1998: Mohamed Atta and Marwan Al-Shehhi share an apartment with Ramzi Binalshibh in Hamburg, Germany.
Early 1999: Bin Laden summons Khalid Shaikh Mohammed to Kandahar, Afghanistan, to discuss using aircraft as weapons. They develop a list of targets including the White House, the Pentagon, the Capitol and the World Trade Center. Bin Laden provides Mohammed with four suicide operatives, including Khalid Almihdhar and Nawaf Alhazmi.
Late 1999: Most of the future “muscle hijackers” -- those responsible for taking on passengers -- begin pursuing jihad, making way to camps in Afghanistan. Most return to Saudi Arabia to obtain visas, then return to Afghanistan for training.
November-December 1999: Atta, Ziad Samir Jarrah, Al-Shehhi and Binalshibh travel separately to Afghanistan. Bin Laden’s deputy, Mohammed Atef, later directs Atta, Jarrah and Binalshibh to enroll in flight training in Germany. Atta is chosen mission leader.
2000: Hani Hanjour arrives at an Al Qaeda camp in Afghanistan, is identified as a pilot, and is sent to Mohammed to be included in plot.
Jan. 15, 2000: Almihdhar and Alhazmi enter the United States.
Feb. 5: Alhazmi and Almihdhar move to San Diego to learn English and take flying lessons.

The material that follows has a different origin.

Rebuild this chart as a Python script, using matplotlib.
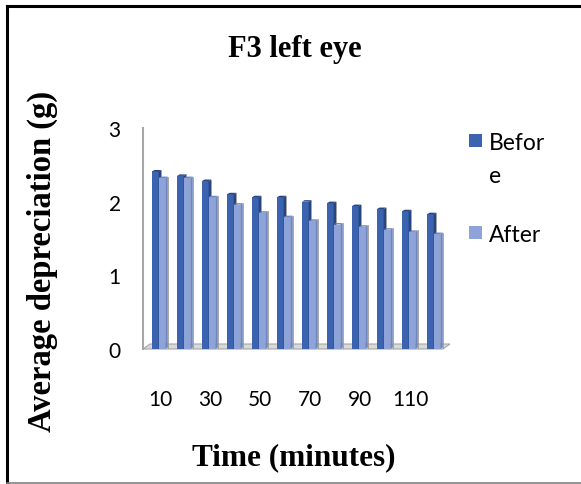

March: Al-Shehhi, Atta, Jarrah and Binalshibh begin researching flight schools in Germany, but find that training in the United States would be cheaper and faster. Atta, Al-Shehhi and Jarrah obtain U.S. visas, but Binalshibh is rejected.
May: Al-Shehhi, Jarrah and Atta begin arriving in U.S. They enroll in flight schools in Venice, Fla.
Sept. 25: Hanjour obtains a U.S. student visa, then travels to the United Arab Emirates for funds.
Late 2000: Atta, Jarrah, and Al-Shehhi begin training on jet aircraft simulators.
Early 2001: Atta, Jarrah and Al-Shehhi leave the U.S. on various foreign trips. Atta meets with Binalshibh in Germany. Binalshibh then heads to Afghanistan to brief Al Qaeda leadership. Al-Shehhi takes a trip to Casablanca, Morocco.
April: “Muscle hijackers” start arriving in the United States.
May 24: Al-Shehhi, Jarrah and Atta begin taking cross-country surveillance flights and additional flight training.
July 4: Almihdhar re-enters the United States, joins Hanjour and Alhazmi in Paterson, N.J.
Mid-July: Atta meets with Binalshibh in Spain. Atta reports they have been able to carry box cutters onto test flights.
Aug 26: Conspirators begin purchasing flight tickets.
Sept. 7: Atta flies from Fort Lauderdale, Fla., to Baltimore, presumably to meet with hijack team staying in Laurel, Md.
Sept. 9: Atta flies from Baltimore to Boston, where Al-Shehhi and his hijack team are stationed.
Sept. 11: Two hijacked planes crash into the World Trade Center, one hits the Pentagon and another crashes into a Pennsylvania field.